— begin —
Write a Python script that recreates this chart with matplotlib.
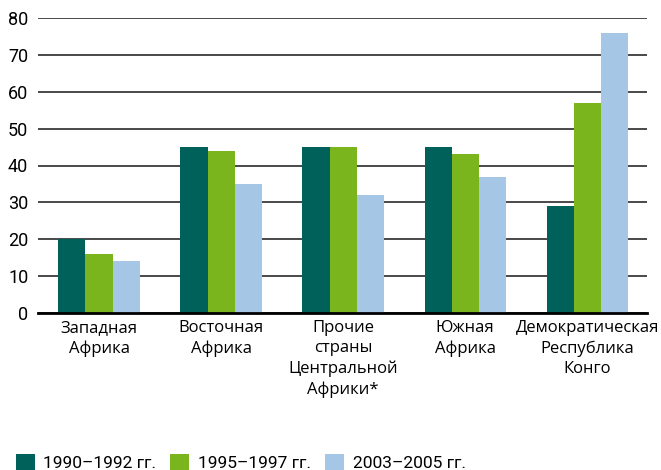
import numpy as np
import matplotlib.pyplot as plt

regiones = ['Западная\nАфрика', 'Восточная\nАфрика', 'Прочие\nстраны\nЦентральной\nАфрики*',
            'Южная\nАфрика', 'Демократическая\nРеспублика\nКонго']
periodos = ['1990–1992 гг.', '1995–1997 гг.', '2003–2005 гг.']
v1990 = [20, 45, 45, 45, 29]
v1995 = [16, 44, 45, 43, 57]
v2003 = [14, 35, 32, 37, 76]
colores = ['#00605a', '#7ab51d', '#a6c6e6']

plt.rcParams['font.family'] = ['Open Sans', 'DejaVu Sans']

fig = plt.figure(figsize=(6.61, 4.70), dpi=100)
ax = fig.add_axes([38/661, 157/470, (647-38)/661, 295/470])

x = np.arange(len(regiones))
w = 0.222
for i, (vals, lab) in enumerate(zip([v1990, v1995, v2003], periodos)):
    ax.bar(x + (i - 1)*w, vals, w, color=colores[i], label=lab, zorder=3)

ax.set_ylim(0, 80)
ax.set_xlim(-0.5, 4.49)
ax.set_yticks(range(0, 81, 10))
ax.yaxis.grid(True, color='#2a2a2a', linewidth=1.2, zorder=0)
ax.set_axisbelow(True)
for s in ['top', 'right', 'left']:
    ax.spines[s].set_visible(False)
ax.spines['bottom'].set_linewidth(2)
ax.spines['bottom'].set_zorder(4)
ax.tick_params(axis='y', length=0, pad=7, labelsize=13)
ax.tick_params(axis='x', length=0, pad=5, labelsize=12)
ax.set_xticks(x)
ax.set_xticklabels(regiones, linespacing=1.35)
for t in ax.get_yticklabels():
    t.set_family(['Roboto', 'DejaVu Sans'])

fig.legend(loc='lower left', bbox_to_anchor=(0.0, -0.035), ncol=3, frameon=False,
           handlelength=1.1, handleheight=1.1, handletextpad=0.5,
           columnspacing=0.8, prop={'family': ['Roboto', 'DejaVu Sans'], 'size': 12.5})

fig.savefig('out.png', dpi=100)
— end —
_What you will do:_ Leave out the pictures. Transcribe only the lines above, from the first through the one that contains "import matplotlib.pyplot as plt".

_The solution:_
Write a Python script that recreates this chart with matplotlib.
import numpy as np
import matplotlib.pyplot as plt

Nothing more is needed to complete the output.